As AJE put it: This may have failed if the French didn't use such a strategy, and they considered doing so when Victor-Constant Michel, the de facto French Chief of Staff, made a defensive plan to counter a potential German move through Belgium. But the French generals and government rejected his plans due to a lack of offensive spirit, fired him, and replaced him with Joseph Joffre, who once again made offensive plans of the type that Schlieffen could take advantage of, and these were the plans that Holmes is describing, so it would have ultimately worked in that respect in 1914. And this is, of course, the scenario you have set up here.

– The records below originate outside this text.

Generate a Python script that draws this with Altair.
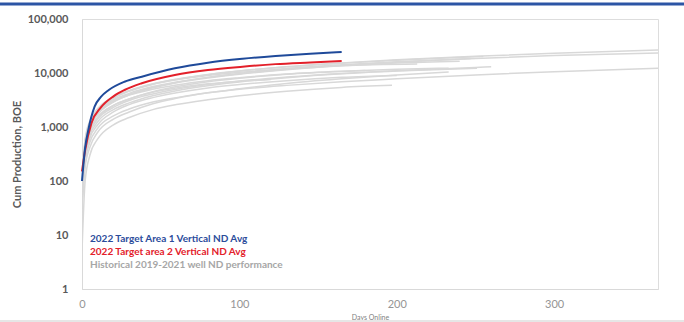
import altair as alt
import pandas as pd

# Sampling days used for the historical well curves
DAYS = [0, 2, 5, 10, 20, 30, 45, 60, 80, 100, 130, 165, 200, 250, 300]

# Historical 2019-2021 wells: cum BOE at DAYS (up to the last sample before the end),
# then the final (day, cum) point of each well
HIST_CUM = [
    [80, 500, 1150, 2000, 3400, 4600, 6200, 7600, 9300, 10900, 13100, 15400, 17600, 20500, 23200],
    [60, 400, 950, 1700, 2900, 3950, 5300, 6600, 8100, 9500, 11500, 13700, 15800, 18500, 21000],
    [40, 220, 520, 950, 1600, 2150, 2900, 3500, 4300, 5000, 5900, 6900, 7800, 9200, 10600],
    [90, 520, 1200, 2100, 3500, 4700, 6300, 7700, 9400, 10900, 13000, 15200, 17300, 20000],
    [70, 420, 1000, 1800, 3000, 4000, 5400, 6700, 8300, 9700, 12000, 14200, 16200],
    [50, 300, 700, 1250, 2100, 2800, 3800, 4700, 5800, 6800, 8200, 9700, 10900],
    [100, 550, 1150, 1900, 3000, 3900, 5000, 6000, 7200, 8200, 9600, 10800, 11700],
    [30, 180, 420, 800, 1400, 1900, 2700, 3400, 4300, 5100, 6400, 7800, 9200],
    [110, 600, 1300, 2200, 3600, 4700, 6200, 7500, 9000, 10300, 12000, 13700],
    [5, 100, 300, 600, 1100, 1500, 2100, 2600, 3200, 3800, 4600, 5400],
    [60, 350, 850, 1500, 2500, 3300, 4500, 5600, 6900, 8000, 9500, 10700],
    [80, 480, 1100, 1950, 3200, 4200, 5600, 6800, 8300, 9700, 11700, 13600, 15300],
    [45, 260, 620, 1100, 1900, 2600, 3500, 4300, 5300, 6100, 7200, 8300],
    [70, 380, 850, 1500, 2500, 3300, 4400, 5300, 6300, 7000],
    [55, 330, 780, 1400, 2300, 3100, 4100, 5000, 6100, 7100, 8400, 9800, 11000, 12700],
]
HIST_END_DAY = [366, 366, 366, 255, 247, 251, 233, 233, 213, 197, 180, 240, 200, 120, 260]
HIST_END_CUM = [26700, 23500, 12300, 20300, 18500, 12300, 12300, 10400, 14700, 5900, 11100, 16500, 9000, 7600, 13000]

# 2022 type curves
AREA1_DAYS = [0, 2, 4, 8, 12, 17, 27, 38, 59, 80, 102, 123, 145, 165]
AREA1_CUM = [100, 420, 880, 2380, 3600, 4840, 6900, 8550, 12200, 15500, 18300, 20600, 22700, 24500]
AREA2_DAYS = [0, 2, 6, 12, 20, 27, 38, 59, 80, 102, 123, 145, 165]
AREA2_CUM = [150, 375, 1175, 2300, 3700, 4840, 6460, 9180, 11370, 13100, 14600, 15700, 16700]

LEGEND_TEXT = [
    "2022 Target Area 1 Vertical ND Avg",
    "2022 Target area 2 Vertical ND Avg",
    "Historical 2019-2021 well ND performance",
]
LEGEND_COLORS = ["#2B4C9B", "#E3202A", "#A6A6A6"]
LEGEND_Y = [220, 233, 246]

FONT = "Lato"
W, H = 576, 270

rows = []
for i, vals in enumerate(HIST_CUM):
    for d, v in zip(DAYS, vals):
        rows.append({"well": f"H{i:02d}", "day": d, "cum": v})
    rows.append({"well": f"H{i:02d}", "day": HIST_END_DAY[i], "cum": HIST_END_CUM[i]})
hist = pd.DataFrame(rows)
area1 = pd.DataFrame({"day": AREA1_DAYS, "cum": AREA1_CUM})
area2 = pd.DataFrame({"day": AREA2_DAYS, "cum": AREA2_CUM})

x_enc = alt.X(
    "day:Q",
    scale=alt.Scale(domain=[0, 366], nice=False, zero=False),
    axis=alt.Axis(
        values=[0, 100, 200, 300], format="d", ticks=False, grid=False, labelFlush=False,
        domainColor="#D9D9D9", domainWidth=1,
        labelFont=FONT, labelFontSize=11, labelColor="#959595", labelPadding=9,
        title="Days Online", titleFont=FONT, titleFontSize=7, titleFontWeight="normal",
        titleColor="#7F7F7F", titleX=288, titleY=28, titleBaseline="middle",
    ),
)
y_enc = alt.Y(
    "cum:Q",
    scale=alt.Scale(type="log", domain=[1, 100000], nice=False),
    axis=alt.Axis(
        values=[1, 10, 100, 1000, 10000, 100000], format=",", ticks=False, grid=False,
        domainColor="#D9D9D9", domainWidth=1,
        labelFont=FONT, labelFontSize=11, labelFontWeight="bold", labelColor="#595959",
        labelPadding=14,
        title="Cum Production, BOE", titleFont=FONT, titleFontSize=11,
        titleFontWeight="bold", titleColor="#595959", titleAngle=-90,
        titleX=-65, titleY=135, titleAlign="center", titleBaseline="middle",
    ),
)

hist_lines = alt.Chart(hist).mark_line(
    interpolate="monotone", color="#D8D8D8", strokeWidth=1.5, clip=True
).encode(x=x_enc, y=y_enc, detail="well:N")

area2_line = alt.Chart(area2).mark_line(
    interpolate="monotone", color="#E3202A", strokeWidth=2
).encode(x=x_enc, y=y_enc)

area1_line = alt.Chart(area1).mark_line(
    interpolate="monotone", color="#1F4A9A", strokeWidth=2
).encode(x=x_enc, y=y_enc)

frame_df = pd.DataFrame({"k": [0]})

legend_layers = [
    alt.Chart(frame_df).mark_text(
        align="left", baseline="middle", font=FONT, fontSize=10, fontWeight="bold",
        color=c, text=t,
    ).encode(x=alt.value(8), y=alt.value(yy))
    for t, c, yy in zip(LEGEND_TEXT, LEGEND_COLORS, LEGEND_Y)
]

top_band = alt.Chart(frame_df).mark_rule(color="#2C55A5", strokeWidth=3).encode(
    x=alt.value(-82), x2=alt.value(602), y=alt.value(-15)
)
bottom_band = alt.Chart(frame_df).mark_rule(color="#E6E6E6", strokeWidth=2).encode(
    x=alt.value(-82), x2=alt.value(602), y=alt.value(302)
)

chart = alt.layer(
    hist_lines, area2_line, area1_line, *legend_layers, top_band, bottom_band
).properties(
    width=W, height=H,
    autosize=alt.AutoSizeParams(type="none"),
    padding={"left": 82, "top": 19, "right": 26, "bottom": 33},
).configure_view(stroke=None).configure(background="white")

chart.save("out.html", embed_options={"renderer": "svg", "actions": False})
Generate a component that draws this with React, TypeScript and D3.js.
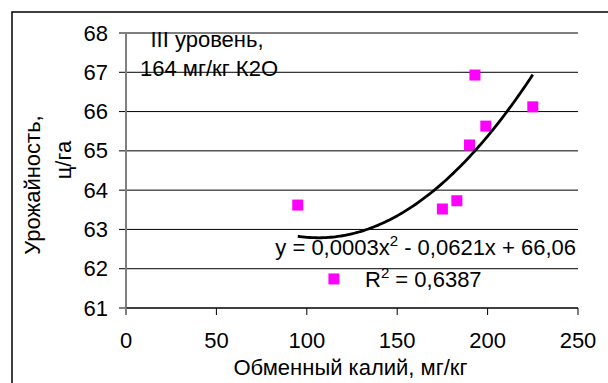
import React from "react";
import * as d3 from "d3";

const potassium = [95, 115, 175, 183, 190, 193, 199, 225];
const yieldVals = [63.62, 61.74, 63.52, 63.73, 65.15, 66.93, 65.63, 66.12];
const xTicks = [0, 50, 100, 150, 200, 250];
const yTicks = [61, 62, 63, 64, 65, 66, 67, 68];
const xTitle = "Обменный калий, мг/кг";
const yTitle1 = "Урожайность,";
const yTitle2 = "ц/га";
const note1 = "III уровень,";
const note2 = "164 мг/кг К2О";

function fitQuadratic(xs: number[], ys: number[]) {
  // least squares y = a x^2 + b x + c
  let s0 = xs.length, s1 = 0, s2 = 0, s3 = 0, s4 = 0, t0 = 0, t1 = 0, t2 = 0;
  xs.forEach((x, i) => {
    const y = ys[i];
    s1 += x; s2 += x * x; s3 += x ** 3; s4 += x ** 4;
    t0 += y; t1 += x * y; t2 += x * x * y;
  });
  const M = [
    [s4, s3, s2, t2],
    [s3, s2, s1, t1],
    [s2, s1, s0, t0],
  ];
  for (let i = 0; i < 3; i++) {
    for (let k = i + 1; k < 3; k++) {
      const f = M[k][i] / M[i][i];
      for (let j = i; j < 4; j++) M[k][j] -= f * M[i][j];
    }
  }
  const r = [0, 0, 0];
  for (let i = 2; i >= 0; i--) {
    let s = M[i][3];
    for (let j = i + 1; j < 3; j++) s -= M[i][j] * r[j];
    r[i] = s / M[i][i];
  }
  return r;
}

export default function App() {
  const W = 608, H = 383;
  const x = d3.scaleLinear().domain([0, 250]).range([126, 578]);
  const y = d3.scaleLinear().domain([61, 68]).range([308, 33]);
  const [a, b, c] = fitQuadratic(potassium, yieldVals);
  const xmin = d3.min(potassium)!, xmax = d3.max(potassium)!;
  const samples = d3.range(0, 101).map((i) => xmin + ((xmax - xmin) * i) / 100);
  const line = d3
    .line<number>()
    .x((d) => x(d))
    .y((d) => y(a * d * d + b * d + c));
  const font = "'Liberation Sans', Arial, sans-serif";
  const fs = 22;
  return (
    <svg
      width={W}
      height={H}
      style={{ position: "absolute", left: 0, top: 0, background: "#fff" }}
      fontFamily={font}
    >
      <rect x={12} y={12} width={W} height={H} fill="#fff" stroke="#000" strokeWidth={1.5} />
      {yTicks.map((t) => (
        <g key={t}>
          <line x1={119} x2={578} y1={y(t)} y2={y(t)} stroke="#000" strokeWidth={1} />
          <text x={108} y={y(t) + 7.5} fontSize={fs} textAnchor="end" fill="#000">
            {t}
          </text>
        </g>
      ))}
      <line x1={x(0)} x2={x(0)} y1={y(68)} y2={y(61) + 6} stroke="#808080" strokeWidth={2} />
      <line x1={x(0)} x2={578} y1={y(61)} y2={y(61)} stroke="#000" strokeWidth={1} />
      {xTicks.map((t) => (
        <g key={t}>
          <line x1={x(t)} x2={x(t)} y1={y(61)} y2={y(61) + 7} stroke={t === 0 ? "#808080" : "#000"} strokeWidth={t === 0 ? 2 : 1} />
          <text x={x(t)} y={348} fontSize={fs} textAnchor="middle" fill="#000">
            {t}
          </text>
        </g>
      ))}
      <text x={350.5} y={375} fontSize={fs} textAnchor="middle" fill="#000">
        {xTitle}
      </text>
      <text transform={`translate(40,185) rotate(-90)`} fontSize={fs} textAnchor="middle" fill="#000">
        {yTitle1}
      </text>
      <text transform={`translate(71,160) rotate(-90)`} fontSize={fs} textAnchor="middle" fill="#000">
        {yTitle2}
      </text>
      <text x={207} y={47} fontSize={fs} textAnchor="middle" fill="#000">
        {note1}
      </text>
      <text x={209} y={76} fontSize={fs} textAnchor="middle" fill="#000">
        {note2}
      </text>
      {potassium.map((p, i) => (
        <rect
          key={i}
          x={x(p) - 5.5}
          y={y(yieldVals[i]) - 5.5}
          width={11}
          height={11}
          fill="#FF00FF"
        />
      ))}
      <path d={line(samples) || ""} fill="none" stroke="#000" strokeWidth={2.8} />
      <text x={576} y={255} fontSize={fs} textAnchor="end" fill="#000">
        {"y = 0,0003x"}
        <tspan dy={-9} fontSize={15}>2</tspan>
        <tspan dy={9}>{" - 0,0621x + 66,06"}</tspan>
      </text>
      <text x={365} y={287} fontSize={fs} fill="#000">
        {"R"}
        <tspan dy={-9} fontSize={15}>2</tspan>
        <tspan dy={9}>{" = 0,6387"}</tspan>
      </text>
    </svg>
  );
}
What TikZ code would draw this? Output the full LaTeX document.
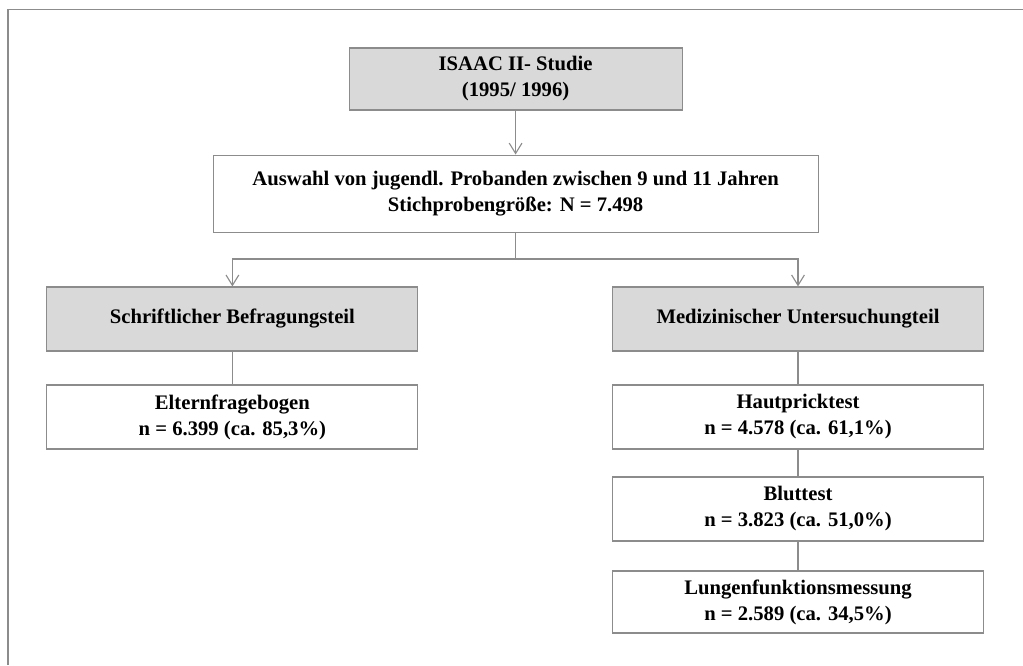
\documentclass[tikz,border=0pt]{standalone}
\usepackage{fontspec}
\setmainfont{Liberation Serif}
\usetikzlibrary{arrows.meta}
\definecolor{linegrey}{RGB}{140,140,140}
\definecolor{boxgrey}{RGB}{217,217,217}
\tikzset{
    box/.style={draw=linegrey, line width=0.8pt, fill=white, minimum width=9.275cm, minimum height=1.6cm, align=center, font=\fontsize{14.7}{18.5}\selectfont\bfseries, inner sep=0pt},
    greybox/.style={box, fill=boxgrey},
    arr/.style={-{Straight Barb[length=0.26cm,width=0.32cm]}},
    link/.style={draw=linegrey, line width=0.8pt}
}
\begin{document}
\begin{tikzpicture}
        \useasboundingbox (0,0) rectangle (25.575,-16.625);
        % frame
        \draw[linegrey, line width=1.2pt](0.2,-16.625) to (0.2,-0.2375) to (25.575,-0.2375);
        % boxes
        \node[greybox, minimum width=8.325cm, minimum height=1.55cm] (isaac) at(12.89,-1.975){ISAAC II- Studie\\(1995/ 1996)};
        \node[box, minimum width=15.125cm, minimum height=1.925cm] (auswahl) at(12.89,-4.84){Auswahl von jugendl. Probanden zwischen 9 und 11 Jahren\\Stichprobengröße: N = 7.498};
        \node[greybox] (schrift) at(5.81,-7.975){Schriftlicher Befragungsteil};
        \node[greybox] (medizin) at(19.95,-7.975){Medizinischer Untersuchungteil};
        \node[box] (eltern) at(5.81,-10.425){Elternfragebogen\\n = 6.399 (ca. 85,3\%)};
        \node[box] (haut) at(19.95,-10.425){Hautpricktest\\n = 4.578 (ca. 61,1\%)};
        \node[box] (blut) at(19.95,-12.725){Bluttest\\n = 3.823 (ca. 51,0\%)};
        \node[box, minimum height=1.55cm] (lunge) at(19.95,-15.05){Lungenfunktionsmessung\\n = 2.589 (ca. 34,5\%)};
        \coordinate (fork) at(12.89,-6.475);
        % connectors
        \draw[link, arr](isaac) to (auswahl);
        \draw[link](auswahl) to (fork);
            \draw[link, arr](fork) -| (schrift);
            \draw[link, arr](fork) -| (medizin);
        \draw[link](schrift) to (eltern);
        \draw[link](medizin) to (haut);
            \draw[link](haut) to (blut);
            \draw[link](blut) to (lunge);
        \end{tikzpicture}
\end{document}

It explains why the Germans fortified Metz and Strasbourg to a very high degree while leaving the border between them, and therefore the iron ore mines, almost undefended. The same thing that made those mines an apparent vulnerability also made them useful as bait for the French to invade. The result is that there is a high likelihood - I would almost say, certainty (and I think Holmes would, too) - that a big chunk of the French First and Second Armies will be crushed and captured in a German envelopment, crippling the French Army for the duration of the war, at least as a offensive force.
If the French are going to be doing any waltzing in Coblenz, I can only think it is likely to be in the role of prisoners of war.